Valentina Ferri
Quando il leone si ciberà di paglia
Galaad Edizioni, 2014, pp. 200, € 13,00
“A scrivere non sono mai stato bravo, però a sognare sì” fa dire Valentina Ferri alla sua voce narrante, sia in apertura che in chiusura del romanzo Quando il leone si ciberà di paglia, dove l’Italiano si fonde con grande naturalezza a forme dialettali. Così Tonino arriva finalmente a sognare di aver infilato la mano nella buca dell’aspide, che non lo ha morso, in un mondo diventato ormai più giusto e buono, dove anche il leone non divora altri animali ma si ciba di paglia. E i sogni sono la proiezione del nostro stato d’animo.
È stato duro il percorso del ragazzino, in seminario più per volontà della madre che per scelta sua, perché da sacerdote abbia una via preferenziale – pensa la donna – per ottenere il perdono di Dio sulla famiglia. La madre ha emarginato il marito, umiliandolo agli occhi del figlio, e costringe il ragazzino, mite e bello, a vestirsi da donna e a dormire nel lettone con lei, solo perché lei avrebbe voluto una femmina. Tonino odia i momenti di ritorno a casa nei periodi di vacanza, incapace di ribellarsi, privo di una sana complicità col padre che è ormai una presenza silenziosa e quasi imbarazzante, uno spettatore muto delle molte forme di pazzia familiare.
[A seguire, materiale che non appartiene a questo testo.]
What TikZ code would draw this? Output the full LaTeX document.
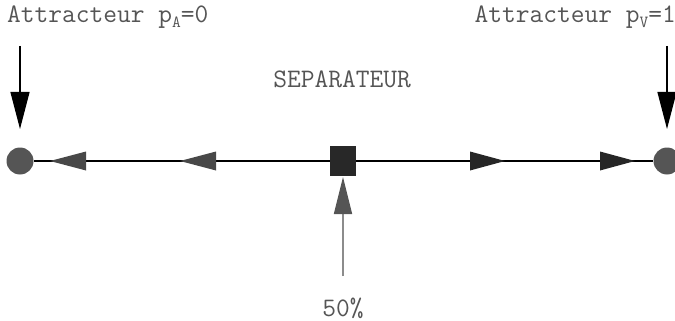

Il seminario è il rifugio di Antonio. Ma anche quello è diventato “covo di serpenti velenosi” da quando qualcuno – un sacerdote rispettato – ha preso a fare richieste insolite agli adolescenti, che tacciono per vergogna e si tengono addosso il senso di colpa e di sporcizia. Qualche anima candida non regge a tanto e finisce vittima, lasciando una immagine indelebile della propria pena davanti agli occhi terrorizzati dei compagni. Sono consolazione ed aiuto le sane amicizie tra adolescenti, nate magari dopo una sincera scazzottata.
Sono i tempi di Paolo VI in visita all’Italsider, tempi di preti operai: per fortuna ci sono incontri che portano a consapevolezze su cui costruire una persona nuova, allora gli incubi se ne vanno e si comincia a sognare bene. Basta essere capaci di prendere le giuste distanze dai demoni – la madre, il sacerdote “perfiriuso” – ed avere chiaro quello che si vuole. E se lavorare è come pregare, anche “scrivere, che è lavorare” è un po’ come pregare.